Google Given Right to Appeal in Safari Cookies Case

Google has been given the right to appeal in the U.K. against a ruling in a legal case that boils back down to the infamous Safari ‘Cookiegate’ incidents of the early 2010s.

The problem was the collection of data and the implications of that collection in relation to the U.K. Data Protection Act (DPA). So far, debate about this has kept the courts ready for almost four years.

The Court of Appeal said in May that three U.K. citizens could sue Google over cookie privacy violations, which was mooted as being a potential legal epiphany, and it was suggested that Google would appeal against the ruling.

Lo, and Google did appeal. And in time so did the U.K. Supreme Court, which gave the search company the right to make its stand about the case (Google Inc (Appellant) v Vidal-Hall and others) to a higher power in an advisory note released today.
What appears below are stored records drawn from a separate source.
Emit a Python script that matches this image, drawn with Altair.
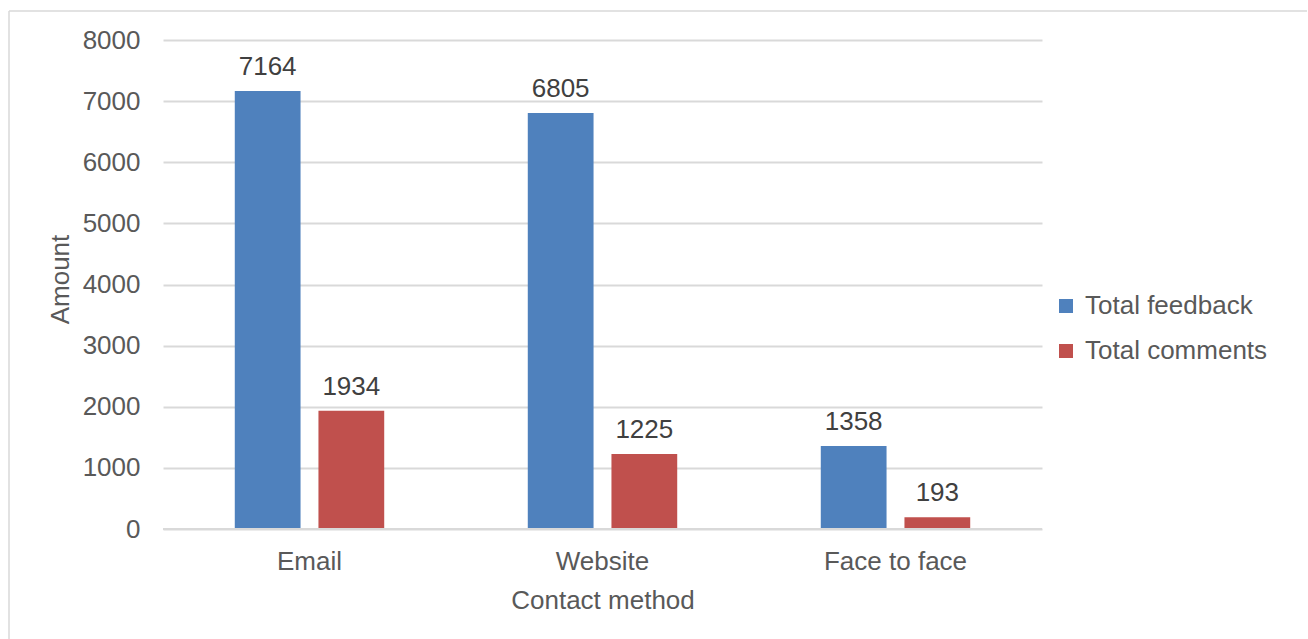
import altair as alt
import pandas as pd

categories = ["Email", "Website", "Face to face"]
series = ["Total feedback", "Total comments"]
total_feedback = [7164, 6805, 1358]
total_comments = [1934, 1225, 193]
y_ticks = [0, 1000, 2000, 3000, 4000, 5000, 6000, 7000, 8000]
colors = ["#4F81BD", "#C0504D"]

rows = []
for c, f, m in zip(categories, total_feedback, total_comments):
    rows.append({"method": c, "series": series[0], "amount": f})
    rows.append({"method": c, "series": series[1], "amount": m})
df = pd.DataFrame(rows)

FONT = "Liberation Sans"
W, H = 879, 489

x_enc = alt.X("method:N", sort=categories,
              scale=alt.Scale(paddingInner=0.49, paddingOuter=0.245),
              axis=alt.Axis(title="Contact method", ticks=False, domain=False,
                            labelPadding=19, labelAngle=0,
                            titleY=79, titleBaseline="alphabetic"))
xoff = alt.XOffset("series:N", sort=series,
                   scale=alt.Scale(paddingInner=0.214, paddingOuter=0))
y_enc = alt.Y("amount:Q", scale=alt.Scale(domain=[0, 8000]),
              axis=alt.Axis(title="Amount", values=y_ticks, ticks=False, domain=False,
                            labelPadding=23, grid=True, format="d",
                            titleX=-95, titleY=239, titleBaseline="alphabetic",
                            titleAngle=-90))

bars = alt.Chart(df).mark_bar().encode(
    x=x_enc, xOffset=xoff, y=y_enc,
    color=alt.Color("series:N", sort=series,
                    scale=alt.Scale(domain=series, range=colors),
                    legend=alt.Legend(title=None, orient="none", legendX=890, legendY=253,
                                      symbolType="square", symbolSize=196,
                                      symbolStrokeWidth=0, labelOffset=6,
                                      rowPadding=19, labelFontSize=26, labelLimit=400,
                                      labelFont=FONT, labelColor="#595959")),
)

labels = alt.Chart(df).mark_text(baseline="alphabetic", dy=-16, fontSize=26,
                                 font=FONT, color="#404040").encode(
    x=alt.X("method:N", sort=categories), xOffset=xoff,
    y=alt.Y("amount:Q"), text=alt.Text("amount:Q", format="d"),
)

baseline = alt.Chart(pd.DataFrame({"v": [0]})).mark_rule(
    color="#D9D9D9", strokeWidth=2).encode(y="v:Q")

frame_top = alt.Chart(pd.DataFrame({"a": [0]})).mark_rule(
    color="#D9D9D9", strokeWidth=1.5).encode(
    x=alt.value(-154), x2=alt.value(1144), y=alt.value(-29))
frame_left = alt.Chart(pd.DataFrame({"a": [0]})).mark_rule(
    color="#D9D9D9", strokeWidth=1.5).encode(
    x=alt.value(-154), y=alt.value(-29), y2=alt.value(620))

chart = alt.layer(frame_top, frame_left, bars, baseline, labels).properties(
    width=W, height=H,
    background="white",
    autosize=alt.AutoSizeParams(type="none"),
    padding={"left": 163, "top": 40, "right": 266, "bottom": 110},
).configure_view(stroke=None).configure_axis(
    labelFont=FONT, titleFont=FONT, labelFontSize=26, titleFontSize=26,
    labelColor="#595959", titleColor="#595959", titleFontWeight="normal",
    gridColor="#D9D9D9", gridWidth=2,
)

chart.save("out.html", embed_options={"renderer": "svg", "actions": False})
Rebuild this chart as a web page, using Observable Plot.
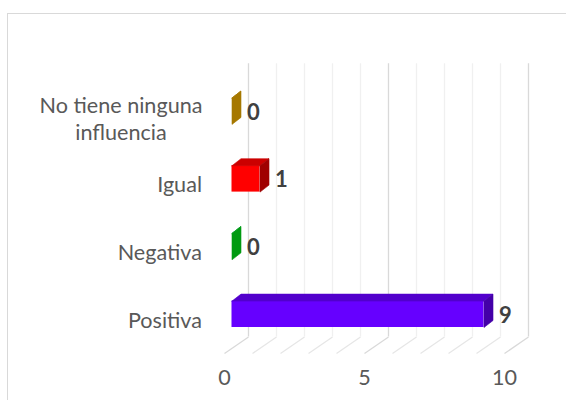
<!DOCTYPE html>
<html>
<head>
<meta charset="utf-8">
<script src="https://cdn.jsdelivr.net/npm/d3@7"></script>
<script src="https://cdn.jsdelivr.net/npm/@observablehq/plot@0.6"></script>
<style>
  html, body { margin: 0; padding: 0; background: #fff; }
  #wrap { position: relative; width: 566px; height: 400px; overflow: hidden; }
  #border { position: absolute; left: 7px; top: 13px; width: 620px; height: 460px; border: 1px solid #d9d9d9; box-sizing: border-box; }
  #chart { position: absolute; left: 0; top: 0; }
</style>
</head>
<body>
<div id="wrap"><div id="border"></div><div id="chart"></div></div>
<script>
// ---- data ----
const categories = ["No tiene ninguna\ninfluencia", "Igual", "Negativa", "Positiva"];
const values = [0, 1, 0, 9];
const frontColors = ["#b8860b", "#ff0000", "#00b050", "#6600ff"];
const topColors   = ["#a67800", "#cc0000", "#00a040", "#5200cc"];
const sideColors  = ["#a67800", "#a00000", "#009a10", "#4400a8"];
const xTicks = [0, 5, 10];
const gridTicks = [0, 1, 2, 3, 4, 5, 6, 7, 8, 9, 10];

// ---- layout (pixels) ----
const W = 566, H = 400;
const X0 = 231.5, UX = 28;            // front face of bars: value 0 pixel, pixels per unit
const ROW0 = 110.7, UY = 67.7;        // center of first category, pixels per row
const mTop = ROW0 - 0.5 * UY;
const mBottom = H - (ROW0 + 3.5 * UY);
const mLeft = X0, mRight = W - (X0 + 10 * UX);

// depth offsets (in data units)
const DX = 9 / UX, DY = -7 / UY;       // bar depth
const HALF = 13.2 / UY;                // half bar height
const FLOOR_FRONT_DX = -7.5 / UX, FLOOR_BACK_DX = 16.5 / UX;
const FLOOR_FRONT_Y = (353 - ROW0) / UY, FLOOR_BACK_Y = (336.5 - ROW0) / UY;

const rows = categories.map((c, i) => ({cat: c, i, v: values[i], front: frontColors[i], top: topColors[i], side: sideColors[i]}));
const singleRows = rows.filter(r => !r.cat.includes("\n"));
const multiRows = rows.filter(r => r.cat.includes("\n"));

// polygons for top and side faces
const polys = [];
rows.forEach(r => {
  const yt = r.i - HALF, yb = r.i + HALF;
  const topF = [[0, yt], [r.v, yt], [r.v + DX, yt + DY], [DX, yt + DY], [0, yt]];
  const sideF = [[r.v, yt], [r.v, yb], [r.v + DX, yb + DY], [r.v + DX, yt + DY], [r.v, yt]];
  topF.forEach(([x, y]) => polys.push({id: "t" + r.i, x, y, color: r.top}));
  sideF.forEach(([x, y]) => polys.push({id: "s" + r.i, x, y, color: r.side}));
});

const isMajor = d => d % 5 === 0;
const LABEL_FONT = 21.6;

const chart = Plot.plot({
  width: W, height: H,
  marginTop: mTop, marginBottom: mBottom, marginLeft: mLeft, marginRight: mRight,
  x: {domain: [0, 10], axis: null},
  y: {domain: [3.5, -0.5], axis: null},
  color: {type: "identity"},
  style: {fontFamily: "Lato, 'Open Sans', sans-serif", background: "transparent", overflow: "visible"},
  marks: [
    // back wall gridlines
    Plot.ruleX(gridTicks, {x: d => d, dx: 16.5, insetTop: -13.5, insetBottom: 11.15,
      stroke: d => isMajor(d) ? "#d9d9d9" : "#f0f0f0", strokeWidth: 1.3}),
    // floor diagonal gridlines
    Plot.link(gridTicks, {x1: d => d + FLOOR_FRONT_DX, x2: d => d + FLOOR_BACK_DX, y1: () => FLOOR_FRONT_Y, y2: () => FLOOR_BACK_Y,
      stroke: d => isMajor(d) ? "#d9d9d9" : "#e6e6e6", strokeWidth: 1.3}),
    // bar front faces
    Plot.rect(rows, {x1: () => 0, x2: "v", y1: d => d.i - HALF, y2: d => d.i + HALF, fill: "front"}),
    // bar top & side faces
    Plot.line(polys, {x: "x", y: "y", z: "id", fill: "color", stroke: "color", strokeWidth: 0.6}),
    // category labels (single line, right-aligned)
    Plot.text(singleRows, {frameAnchor: "left", y: "i", text: "cat", dx: -30, dy: 6.5, textAnchor: "end",
      fontSize: LABEL_FONT, fill: "#595959"}),
    // category labels (wrapped, centered block)
    Plot.text(multiRows, {frameAnchor: "left", y: "i", text: "cat", dx: -111, dy: 6.5, textAnchor: "middle", lineHeight: 1.27,
      fontSize: LABEL_FONT, fill: "#595959"}),
    // value labels
    Plot.text(rows, {x: "v", y: "i", text: d => String(d.v), dx: 15, dy: 1.5, textAnchor: "start",
      fontSize: 22, fontWeight: "bold", fill: "#404040"}),
    // x tick labels
    Plot.text(xTicks, {x: d => d, frameAnchor: "bottom", dx: -7.5, dy: 37, text: d => String(d),
      fontSize: LABEL_FONT, fill: "#595959"})
  ]
});
document.getElementById("chart").appendChild(chart);
</script>
</body>
</html>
“The Supreme Court has granted permission in part for Google to appeal the Court of Appeal of England and Wales decision in a case relating to a dispute over the user information through cookies via use of the Apple Safari browser,” the court said, to Google’s delight.

The search firm said in response: “We are pleased that the Supreme Court has agreed to consider key issues in this complex case.”

Michael Gardner, a partner and head of the intellectual property team at law firm Wedlake Bell, commented on the case to SEW’s sister publication, The INQUIRER, in May. Today he said that he is not surprised at the advance, and that he expects some interesting results from any incoming cases.

“As expected Google has sought to take the matter all the way to the U.K.’s highest domestic court,” he said.

“The refusal to allow permission to appeal is significant because it means that irrespective of what happens now, the claimants will be able to pursue their case against Google in the English court.

“But the appeal will determine the very important question of whether it is possible in principle to claim compensation under the DPA without showing actual financial harm.

“That could greatly widen the scope for damages claims by disgruntled individuals based on breaches of the DPA.”